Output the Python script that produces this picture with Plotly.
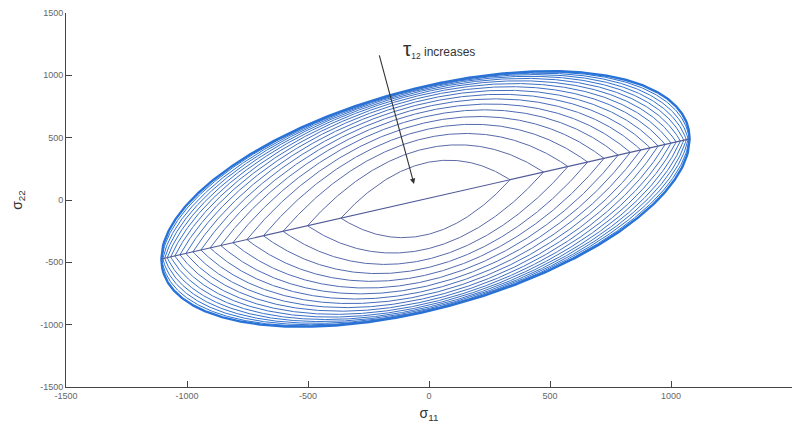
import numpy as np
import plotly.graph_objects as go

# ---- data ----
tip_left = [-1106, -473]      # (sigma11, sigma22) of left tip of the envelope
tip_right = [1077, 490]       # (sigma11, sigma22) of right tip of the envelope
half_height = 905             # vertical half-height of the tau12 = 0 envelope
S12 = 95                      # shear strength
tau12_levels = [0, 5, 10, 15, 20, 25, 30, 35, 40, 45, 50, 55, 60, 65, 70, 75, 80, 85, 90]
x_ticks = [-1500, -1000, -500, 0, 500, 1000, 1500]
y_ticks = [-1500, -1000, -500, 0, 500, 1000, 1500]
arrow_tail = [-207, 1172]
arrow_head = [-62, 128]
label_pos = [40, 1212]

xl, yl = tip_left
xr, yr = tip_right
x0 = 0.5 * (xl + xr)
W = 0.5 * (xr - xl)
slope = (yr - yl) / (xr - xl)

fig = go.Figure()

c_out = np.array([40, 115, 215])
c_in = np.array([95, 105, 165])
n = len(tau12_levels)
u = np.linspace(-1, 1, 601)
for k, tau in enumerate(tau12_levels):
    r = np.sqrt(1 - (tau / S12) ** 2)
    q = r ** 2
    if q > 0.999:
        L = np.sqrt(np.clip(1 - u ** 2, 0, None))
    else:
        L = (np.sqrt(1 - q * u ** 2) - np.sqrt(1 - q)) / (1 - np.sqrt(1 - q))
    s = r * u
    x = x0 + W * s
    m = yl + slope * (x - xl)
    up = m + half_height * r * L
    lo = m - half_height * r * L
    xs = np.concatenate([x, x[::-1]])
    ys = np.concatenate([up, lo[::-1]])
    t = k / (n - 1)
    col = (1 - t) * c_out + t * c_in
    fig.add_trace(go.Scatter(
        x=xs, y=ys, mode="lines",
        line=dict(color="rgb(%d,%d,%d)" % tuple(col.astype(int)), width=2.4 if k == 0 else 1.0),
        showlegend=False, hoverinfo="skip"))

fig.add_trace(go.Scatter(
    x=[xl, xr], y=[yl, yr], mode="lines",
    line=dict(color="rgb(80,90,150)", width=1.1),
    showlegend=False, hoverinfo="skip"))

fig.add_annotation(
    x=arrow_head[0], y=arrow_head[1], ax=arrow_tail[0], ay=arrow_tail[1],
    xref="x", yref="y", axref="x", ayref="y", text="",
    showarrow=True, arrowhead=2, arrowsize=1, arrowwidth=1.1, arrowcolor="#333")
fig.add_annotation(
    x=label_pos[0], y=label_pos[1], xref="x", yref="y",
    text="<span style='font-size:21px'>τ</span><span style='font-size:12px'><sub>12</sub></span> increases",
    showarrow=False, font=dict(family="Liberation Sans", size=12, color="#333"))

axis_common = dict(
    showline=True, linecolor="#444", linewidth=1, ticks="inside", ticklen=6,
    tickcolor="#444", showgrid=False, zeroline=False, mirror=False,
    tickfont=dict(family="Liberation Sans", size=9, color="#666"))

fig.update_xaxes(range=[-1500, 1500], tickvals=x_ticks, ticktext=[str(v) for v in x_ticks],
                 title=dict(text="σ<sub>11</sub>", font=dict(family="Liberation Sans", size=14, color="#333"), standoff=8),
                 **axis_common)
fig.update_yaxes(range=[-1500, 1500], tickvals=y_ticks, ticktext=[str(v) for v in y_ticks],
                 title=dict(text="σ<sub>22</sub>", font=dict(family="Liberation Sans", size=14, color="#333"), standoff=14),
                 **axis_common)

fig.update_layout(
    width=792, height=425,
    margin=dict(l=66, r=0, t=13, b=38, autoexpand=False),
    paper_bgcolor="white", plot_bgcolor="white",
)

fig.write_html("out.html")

* * * * * * *

Task goal:
Repeat the data exactly, excluding the pictures.

Solution below:
Output the Python script that produces this picture with Plotly.
import numpy as np
import plotly.graph_objects as go

# ---- data ----
tip_left = [-1106, -473]      # (sigma11, sigma22) of left tip of the envelope
tip_right = [1077, 490]       # (sigma11, sigma22) of right tip of the envelope
half_height = 905             # vertical half-height of the tau12 = 0 envelope
S12 = 95                      # shear strength
tau12_levels = [0, 5, 10, 15, 20, 25, 30, 35, 40, 45, 50, 55, 60, 65, 70, 75, 80, 85, 90]
x_ticks = [-1500, -1000, -500, 0, 500, 1000, 1500]
y_ticks = [-1500, -1000, -500, 0, 500, 1000, 1500]
arrow_tail = [-207, 1172]
arrow_head = [-62, 128]
label_pos = [40, 1212]

xl, yl = tip_left
xr, yr = tip_right
x0 = 0.5 * (xl + xr)
W = 0.5 * (xr - xl)
slope = (yr - yl) / (xr - xl)

fig = go.Figure()

c_out = np.array([40, 115, 215])
c_in = np.array([95, 105, 165])
n = len(tau12_levels)
u = np.linspace(-1, 1, 601)
for k, tau in enumerate(tau12_levels):
    r = np.sqrt(1 - (tau / S12) ** 2)
    q = r ** 2
    if q > 0.999:
        L = np.sqrt(np.clip(1 - u ** 2, 0, None))
    else:
        L = (np.sqrt(1 - q * u ** 2) - np.sqrt(1 - q)) / (1 - np.sqrt(1 - q))
    s = r * u
    x = x0 + W * s
    m = yl + slope * (x - xl)
    up = m + half_height * r * L
    lo = m - half_height * r * L
    xs = np.concatenate([x, x[::-1]])
    ys = np.concatenate([up, lo[::-1]])
    t = k / (n - 1)
    col = (1 - t) * c_out + t * c_in
    fig.add_trace(go.Scatter(
        x=xs, y=ys, mode="lines",
        line=dict(color="rgb(%d,%d,%d)" % tuple(col.astype(int)), width=2.4 if k == 0 else 1.0),
        showlegend=False, hoverinfo="skip"))

fig.add_trace(go.Scatter(
    x=[xl, xr], y=[yl, yr], mode="lines",
    line=dict(color="rgb(80,90,150)", width=1.1),
    showlegend=False, hoverinfo="skip"))

fig.add_annotation(
    x=arrow_head[0], y=arrow_head[1], ax=arrow_tail[0], ay=arrow_tail[1],
    xref="x", yref="y", axref="x", ayref="y", text="",
    showarrow=True, arrowhead=2, arrowsize=1, arrowwidth=1.1, arrowcolor="#333")
fig.add_annotation(
    x=label_pos[0], y=label_pos[1], xref="x", yref="y",
    text="<span style='font-size:21px'>τ</span><span style='font-size:12px'><sub>12</sub></span> increases",
    showarrow=False, font=dict(family="Liberation Sans", size=12, color="#333"))

axis_common = dict(
    showline=True, linecolor="#444", linewidth=1, ticks="inside", ticklen=6,
    tickcolor="#444", showgrid=False, zeroline=False, mirror=False,
    tickfont=dict(family="Liberation Sans", size=9, color="#666"))

fig.update_xaxes(range=[-1500, 1500], tickvals=x_ticks, ticktext=[str(v) for v in x_ticks],
                 title=dict(text="σ<sub>11</sub>", font=dict(family="Liberation Sans", size=14, color="#333"), standoff=8),
                 **axis_common)
fig.update_yaxes(range=[-1500, 1500], tickvals=y_ticks, ticktext=[str(v) for v in y_ticks],
                 title=dict(text="σ<sub>22</sub>", font=dict(family="Liberation Sans", size=14, color="#333"), standoff=14),
                 **axis_common)

fig.update_layout(
    width=792, height=425,
    margin=dict(l=66, r=0, t=13, b=38, autoexpand=False),
    paper_bgcolor="white", plot_bgcolor="white",
)

fig.write_html("out.html")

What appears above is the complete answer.